Como estratégia para denunciar o modelo mineral brasileiro foi realizada em outubro deste ano uma jornada de denúncia por países da Europa, com o objetivo de evidenciar as violações de direitos do setor mineral no Brasil e no mundo por empresas, que através do seu capital transnacional acirram conflitos e desigualdades. Uma das ações foi o ingresso de uma queixa criminal na Alemanha contra a empresa certificadora alemã Tüv Süd, que atestou a segurança da barragem I da Vale em Brumadinho mesmo diante de diversos problemas de segurança que foram verificados nos meses precedentes, e que já apontavam a situação crítica da barragem rompida.
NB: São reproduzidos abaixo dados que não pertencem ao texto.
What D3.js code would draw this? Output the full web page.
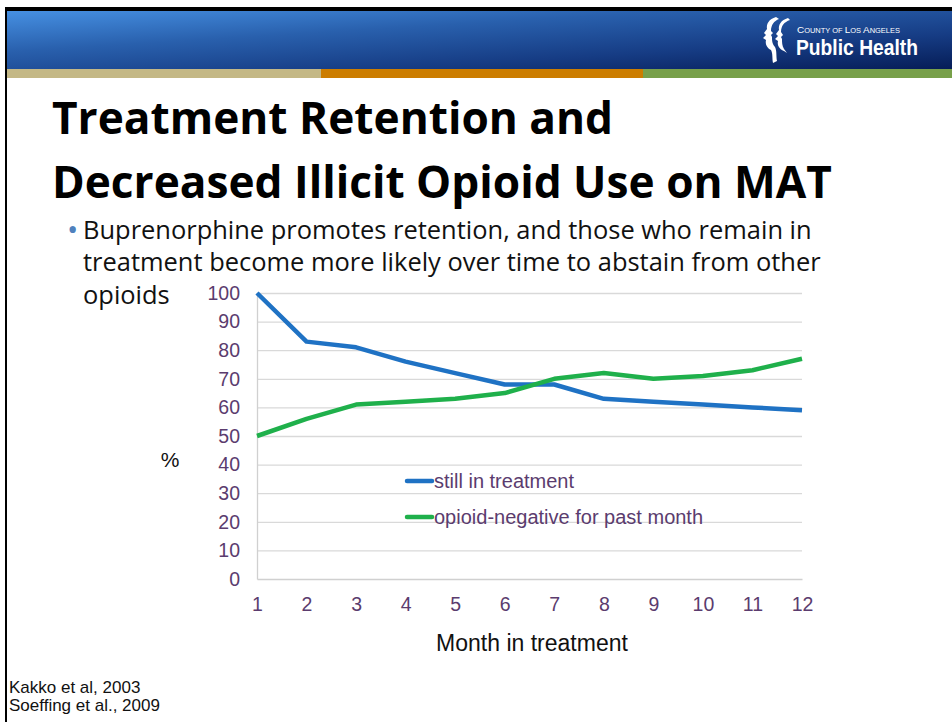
<!DOCTYPE html>
<html>
<head>
<meta charset="utf-8">
<script src="https://cdn.jsdelivr.net/npm/d3@7"></script>
<style>
  html, body { margin: 0; padding: 0; background: #fff; }
  svg { display: block; }
</style>
</head>
<body>
<svg id="slide" width="952" height="722"></svg>
<script>
// Monthly retention and opioid-negative rates (%)
const months = [1, 2, 3, 4, 5, 6, 7, 8, 9, 10, 11, 12];
const stillInTreatment = [100, 83, 81, 76, 72, 68, 68, 63, 62, 61, 60, 59];
const opioidNegative = [50, 56, 61, 62, 63, 65, 70, 72, 70, 71, 73, 77];
const seriesNames = ["still in treatment", "opioid-negative for past month"];
const yTicks = [0, 10, 20, 30, 40, 50, 60, 70, 80, 90, 100];

const svg = d3.select("#slide");
const W = 952, H = 722;

// ---- slide frame and header ----
const defs = svg.append("defs");
const grad = defs.append("linearGradient").attr("id", "hdr")
  .attr("x1", "0%").attr("y1", "0%").attr("x2", "100%").attr("y2", "100%");
grad.append("stop").attr("offset", "0%").attr("stop-color", "#4690e2");
grad.append("stop").attr("offset", "35%").attr("stop-color", "#2960ad");
grad.append("stop").attr("offset", "70%").attr("stop-color", "#163c84");
grad.append("stop").attr("offset", "100%").attr("stop-color", "#061d57");

svg.append("rect").attr("x", 5).attr("y", 7).attr("width", W - 5).attr("height", 4).attr("fill", "#000");
svg.append("rect").attr("x", 5).attr("y", 7).attr("width", 2).attr("height", H - 7).attr("fill", "#000");
svg.append("rect").attr("x", 7).attr("y", 11).attr("width", W - 7).attr("height", 58).attr("fill", "url(#hdr)");

const stripes = [
  { x0: 7, x1: 321, c: "#c4b886" },
  { x0: 321, x1: 643, c: "#cc7d00" },
  { x0: 643, x1: W, c: "#78a04a" }
];
svg.selectAll("rect.stripe").data(stripes).enter().append("rect")
  .attr("class", "stripe")
  .attr("x", d => d.x0).attr("y", 69).attr("width", d => d.x1 - d.x0).attr("height", 9)
  .attr("fill", d => d.c);

// logo: two profile silhouettes and wordmark
const logo = svg.append("g");
logo.append("path")
  .attr("d", "M 776 17 C 769 19, 766 24, 767 29 L 764 33 L 766 35 L 763 38 L 766 40 C 765 44, 767 48, 771 50 C 773 54, 772 58, 773 63 L 777 61 C 776 56, 777 51, 775 47 C 772 44, 772 40, 772 37 L 771 35 L 773 33 L 771 31 C 771 25, 774 21, 779 19 Z")
  .attr("fill", "#fff");
logo.append("path")
  .attr("d", "M 788 18 C 781 20, 778 25, 779 30 L 776 34 L 778 36 L 775 39 L 778 41 C 777 45, 779 49, 784 51 L 787 53 L 784 49 C 782 46, 782 42, 782 39 L 781 37 L 783 35 L 781 32 C 781 26, 784 22, 790 20 Z")
  .attr("fill", "#fff");
const logoFont = "'Liberation Sans Narrow', 'Liberation Sans', Arial, sans-serif";
const countyParts = [["C", 10], ["OUNTY OF ", 7.5], ["L", 10], ["OS ", 7.5], ["A", 10], ["NGELES", 7.5]];
const county = logo.append("text")
  .attr("x", 797).attr("y", 33)
  .attr("font-family", logoFont).attr("fill", "#fff");
const countySpans = countyParts.map(([s, fs]) => county.append("tspan").attr("font-size", fs).text(s));
// scale the wordmark line to its span
const cw = county.node().getComputedTextLength();
const k = 103 / cw;
countySpans.forEach((sp, i) => sp.attr("font-size", countyParts[i][1] * k));
logo.append("text")
  .attr("x", 796).attr("y", 55)
  .attr("font-family", logoFont)
  .attr("font-weight", "bold")
  .attr("font-size", 22).attr("fill", "#fff")
  .attr("textLength", 122).attr("lengthAdjust", "spacingAndGlyphs")
  .text("Public Health");

// ---- title ----
const titleFont = "'Open Sans', 'Noto Sans', sans-serif";
const titleLines = ["Treatment Retention and", "Decreased Illicit Opioid Use on MAT"];
const titleG = svg.append("g");
const t2 = titleG.append("text").attr("x", 52).attr("y", 198)
  .attr("font-family", titleFont).attr("font-weight", "bold").attr("font-size", 40)
  .attr("fill", "#000").text(titleLines[1]);
// fit second line to its span
const len2 = t2.node().getComputedTextLength();
const titleSize = 40 * 780 / len2;
t2.attr("font-size", titleSize);
titleG.append("text").attr("x", 52).attr("y", 134)
  .attr("font-family", titleFont).attr("font-weight", "bold").attr("font-size", titleSize)
  .attr("fill", "#000").text(titleLines[0]);

// ---- bullet text ----
const bodyFont = "'Open Sans', 'Noto Sans', sans-serif";
svg.append("text").attr("x", 67).attr("y", 240)
  .attr("font-family", bodyFont).attr("font-size", 30).attr("fill", "#4f81bd").text("•");
const bodyLines = [
  "Buprenorphine promotes retention, and those who remain in",
  "treatment become more likely over time to abstain from other",
  "opioids"
];
const bodyY = [239, 271, 304];
const bl = svg.selectAll("text.body").data(bodyLines).enter().append("text")
  .attr("class", "body")
  .attr("x", 83).attr("y", (d, i) => bodyY[i])
  .attr("font-family", bodyFont).attr("font-size", 22).attr("fill", "#111")
  .text(d => d);
const bl0 = bl.nodes()[0].getComputedTextLength();
const bodySize = 22 * 729 / bl0;
bl.attr("font-size", bodySize);

// ---- chart ----
const chartFont = "'Liberation Sans', Arial, sans-serif";
const x = d3.scaleLinear().domain([1, 12]).range([257, 802]);
const y = d3.scaleLinear().domain([0, 100]).range([579, 293]);
const tickColor = "#5b3c6e";
const tickSize = 19.5;

const chart = svg.append("g");

// gridlines
chart.append("g")
  .attr("transform", `translate(${x(1)},0)`)
  .call(d3.axisLeft(y).tickValues(yTicks.filter(v => v > 0)).tickSize(-(x(12) - x(1))).tickFormat(""))
  .call(g => g.select(".domain").remove())
  .call(g => g.selectAll("line").attr("stroke", "#d9d9d9").attr("stroke-width", 1.3));

// y tick labels
chart.append("g")
  .attr("transform", `translate(${x(1)},0)`)
  .call(d3.axisLeft(y).tickValues(yTicks).tickSize(0).tickPadding(17))
  .call(g => g.select(".domain").attr("stroke", "#d0d0d0").attr("stroke-width", 1.3))
  .call(g => g.selectAll("text").attr("font-family", chartFont).attr("font-size", tickSize).attr("fill", tickColor));

// x axis
chart.append("g")
  .attr("transform", `translate(0,${y(0)})`)
  .call(d3.axisBottom(x).tickValues(months).tickSize(0).tickPadding(18).tickFormat(d3.format("d")))
  .call(g => g.select(".domain").attr("stroke", "#d0d0d0").attr("stroke-width", 1.3))
  .call(g => g.selectAll("text").attr("font-family", chartFont).attr("font-size", tickSize).attr("fill", tickColor));

// axis titles
chart.append("text").attr("x", 170).attr("y", 467).attr("text-anchor", "middle")
  .attr("font-family", chartFont).attr("font-size", 21).attr("fill", "#111").text("%");
chart.append("text").attr("x", 532).attr("y", 651).attr("text-anchor", "middle")
  .attr("font-family", chartFont).attr("font-size", 23).attr("fill", "#111").text("Month in treatment");

// series lines
const colors = ["#1f72c4", "#1fb04b"];
const line = d3.line().x((d, i) => x(months[i])).y(d => y(d));
[stillInTreatment, opioidNegative].forEach((vals, s) => {
  chart.append("path").datum(vals)
    .attr("d", line).attr("fill", "none")
    .attr("stroke", colors[s]).attr("stroke-width", 4.5)
    .attr("stroke-linejoin", "round");
});

// legend
const legendY = [481, 517];
seriesNames.forEach((name, s) => {
  chart.append("line").attr("x1", 407).attr("x2", 432)
    .attr("y1", legendY[s]).attr("y2", legendY[s])
    .attr("stroke", colors[s]).attr("stroke-width", 4.5).attr("stroke-linecap", "round");
  chart.append("text").attr("x", 434).attr("y", legendY[s] + 7)
    .attr("font-family", chartFont).attr("font-size", 20).attr("fill", tickColor).text(name);
});

// ---- references ----
const refs = ["Kakko et al, 2003", "Soeffing et al., 2009"];
svg.selectAll("text.ref").data(refs).enter().append("text")
  .attr("class", "ref").attr("x", 9).attr("y", (d, i) => 693 + i * 18)
  .attr("font-family", chartFont).attr("font-size", 17).attr("fill", "#111")
  .text(d => d);
</script>
</body>
</html>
Para os/as denunciantes, a Declaração de Estabilidade foi decisiva para que não fossem tomadas medidas de emergência necessárias para melhorar a segurança da barragem, situação que perdurou até que ela se rompesse. A queixa criminal aponta que, mesmo diante dos riscos identificados, a empresa não hesitou em emitir a Declaração de Estabilidade. De acordo com os denunciantes, tal declaração não foi emitida com justificativas técnicas válidas, mas sim por motivos comerciais de interesse privado das empresas Vale e Tüv Süd.

Essa ação é de extrema relevância ao conectar a cadeia da mineração, ao mesmo tempo em que evidencia o conflito de interesses existente no modelo de automonitoramento como regulador da atividade mineira no Brasil. O automonitoramento das empresas vem acompanhado da deterioração do aparato estatal que teria a função de fiscalizar essas empresas. Essa é uma política que agrava ainda mais o cenário e possibilita catástrofes como a de Brumadinho e da bacia do rio Doce. 

O Estado atua em parceria com os entes privados, negligenciando a segurança e a vida das pessoas. O cenário se agrava ainda mais com o governo Bolsonaro, que adota como política a ampliação da mineração no país e a viabilização da mineração em terras indígenas. Essa política atrelada ao desmonte dos direitos sociais, ataques as institucionalidades e as defensoras e aos defensores de direitos humanos intensifica a perda da proteção social dos grupos mais vulneráveis e a violência contra os/as defensores/as de direitos humanos. O assassinato do índio Paulo Paulino Guajajara, da Terra Indígena Arariboia, no Maranhão, no dia 01 de novembro deste ano, é um caso exemplar da violência contra os povos indígenas e defensores/as de direitos humanos. 

Em todo esse cenário e no mês que marca os quatro anos do rompimento da barragem de Fundão e os dez meses da barragem I da Vale em Brumadinho, voltamos a nos solidarizar com todas as famílias que tiveram suas vidas desfavoravelmente modificadas para sempre e prestamos homenagem às mulheres e aos homens que tiveram suas vidas ceifadas pela mineração. Esses casos não podem cair no esquecimento, ao contrário, devemos sempre lembrar  do poder de destruição e dor que a mineração e a Vale S.A., como grande representante do setor, causam sistematicamente nos territórios e nas populações.